I also thought the transition into the next part of the story was a little quick. Instead of a transition, it felt like a hard cut, and Riddler doing all that is pretty crazy to just sort of throw at us in such a brief moment.

The Bottom Line:

Has anyone said "an unfamiliar take on a familiar story" before? I like that… I coined it! There, we're done! But really, that's what's so enjoyable about this issue. This is the pivotal Batman moment in this new continuity, and is seeing Bruce Wayne become Batman anything new? Not in the least bit, but there are enough cool twists and changes to the formula to make it extremely entertaining to read. From the costume, to Bruce being reckless, to the increased threat of the Red Hood Gang, it's like having a new spin on your favorite food dish. This issue takes that big moment and shakes things up a whole lot to keep things interesting, but makes sure to keep certain elements (see: The Joker) of the classic continuity intact to preserve elements that need no change to them. Just a fantastic issue from start to finish.

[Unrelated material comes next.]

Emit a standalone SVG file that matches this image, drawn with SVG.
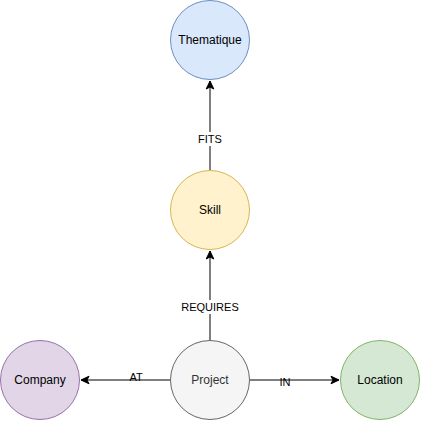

  1. Yeah, Snyder killed it this issue (with the help of two stellar artists, of course). Can't remember the last time I read a single issue with a smile on my face the whole way through. The folks at the noodle place where I grabbed my lunch must think I'm nuts.

  2. I'm glad Snyder went with tossing the Red Hood leader into the vats and only afterwards started with the silly ambiguity clues to calm down the lunatic fans. I was afraid he'd just cop out with something like a lesser, unknown Red Hoodlum falling into the vat while the big guy was proven to be some other new character.

    1. Agreed. I'm sure the people on places like CBR will still find something to complain about with this, but I'm glad Snyder didn't cave and allowed for the main Red Hood to be the one who fell into the vat. All in all it was a really great issue, Snyder does get a bit wordy at times in explaining the themes, but he still writes a damn fine Batman and co. This was maybe one of the best issues of the run so far IMO.